“Judge axes San Diego’s $1K cap on party contributions”

San Diego Union-Tribune:

Political parties can now give unlimited contributions to San Diego city candidates following a federal judge’s ruling that the $1,000 cap on such donations — created by city officials in response to a previous ruling — violated the First Amendment.

Friday’s decision by U.S. District Court Judge Irma E. Gonzalez doesn’t give parties unfettered ability to give money to candidates. The parties must still comply with other limitations that require them to identify individual donors for each $500 contributed to a candidate.

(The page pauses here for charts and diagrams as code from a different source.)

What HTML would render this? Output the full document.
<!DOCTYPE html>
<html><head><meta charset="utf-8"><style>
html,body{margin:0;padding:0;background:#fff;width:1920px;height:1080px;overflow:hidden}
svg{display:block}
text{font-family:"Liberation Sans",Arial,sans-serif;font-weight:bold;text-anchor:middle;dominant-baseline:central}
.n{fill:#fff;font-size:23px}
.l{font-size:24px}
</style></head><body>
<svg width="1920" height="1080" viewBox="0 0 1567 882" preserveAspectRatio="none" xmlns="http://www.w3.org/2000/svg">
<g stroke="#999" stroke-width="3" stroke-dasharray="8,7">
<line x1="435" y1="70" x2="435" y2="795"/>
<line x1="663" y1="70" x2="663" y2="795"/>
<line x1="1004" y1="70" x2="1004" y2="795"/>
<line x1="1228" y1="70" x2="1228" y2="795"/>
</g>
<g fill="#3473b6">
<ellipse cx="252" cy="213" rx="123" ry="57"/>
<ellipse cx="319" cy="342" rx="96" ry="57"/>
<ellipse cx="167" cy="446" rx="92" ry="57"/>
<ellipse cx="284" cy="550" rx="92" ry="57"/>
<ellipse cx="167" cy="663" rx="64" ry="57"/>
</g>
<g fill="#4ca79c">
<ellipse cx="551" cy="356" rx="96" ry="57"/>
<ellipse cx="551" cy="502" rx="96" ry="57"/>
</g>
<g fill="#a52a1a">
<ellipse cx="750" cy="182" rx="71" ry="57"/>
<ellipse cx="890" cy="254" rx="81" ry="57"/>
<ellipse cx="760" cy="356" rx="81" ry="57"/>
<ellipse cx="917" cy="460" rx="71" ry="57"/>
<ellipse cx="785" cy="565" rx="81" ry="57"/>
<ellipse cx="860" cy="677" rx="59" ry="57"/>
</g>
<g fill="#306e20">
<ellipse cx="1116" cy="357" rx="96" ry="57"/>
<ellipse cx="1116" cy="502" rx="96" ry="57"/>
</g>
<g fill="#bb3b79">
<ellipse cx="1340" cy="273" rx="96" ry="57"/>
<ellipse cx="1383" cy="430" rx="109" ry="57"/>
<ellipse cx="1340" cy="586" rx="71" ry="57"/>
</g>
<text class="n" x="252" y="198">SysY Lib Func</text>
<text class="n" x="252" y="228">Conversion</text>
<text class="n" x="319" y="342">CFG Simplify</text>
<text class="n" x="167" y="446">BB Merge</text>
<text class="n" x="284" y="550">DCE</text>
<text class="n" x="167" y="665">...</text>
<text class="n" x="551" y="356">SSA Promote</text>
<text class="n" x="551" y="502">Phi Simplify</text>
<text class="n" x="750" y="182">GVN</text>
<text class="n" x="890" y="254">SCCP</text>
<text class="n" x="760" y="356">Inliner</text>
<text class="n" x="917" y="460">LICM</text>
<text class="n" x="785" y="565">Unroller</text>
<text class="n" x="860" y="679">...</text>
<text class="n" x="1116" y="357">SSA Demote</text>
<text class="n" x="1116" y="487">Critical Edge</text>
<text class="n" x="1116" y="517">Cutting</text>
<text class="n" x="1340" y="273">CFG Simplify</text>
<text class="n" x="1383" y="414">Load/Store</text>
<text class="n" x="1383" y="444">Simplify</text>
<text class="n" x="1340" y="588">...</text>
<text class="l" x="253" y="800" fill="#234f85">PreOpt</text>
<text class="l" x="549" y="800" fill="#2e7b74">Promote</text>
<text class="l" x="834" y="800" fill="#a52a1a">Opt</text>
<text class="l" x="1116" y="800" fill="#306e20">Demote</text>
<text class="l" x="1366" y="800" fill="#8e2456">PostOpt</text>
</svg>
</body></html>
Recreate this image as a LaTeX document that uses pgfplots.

This part I’ve bolded above is very important, and one I did not discuss in my posting on this case yesterday.  [Disclosure: I am one of the City’s attorneys in this case.]  The point is that although the judge barred the City’s law limiting political party contributions to candidates, the money going from the party to candidates must come from contributions to the party (1) from individuals (2) in amounts no greater than $500 (3) per candidate per election.  That means no corporate or other non-entity donations flowing through parties to candidates and no large individual contributions flowing from parties to candidates.  As the judge wrote: “Despite Plaintiffs’ arguments to the contrary, what is involved here is not contributions by political parties, but rather the contributions that they can solicit from others.
Unlike the former, the City has a strong anti-circumvent interest in preventing the individuals from contributing large amounts of money to the political parties in circumvention of their own individual direct contribution limits.”

Finally, and very significantly, as the UT article explains: “The court upheld several other city campaign finance laws such as the ban on corporations and labor unions from contributing directly to candidates, the $500 maximum individual donation to candidates and a prohibition on candidates accepting money from donors more than a year before an election.”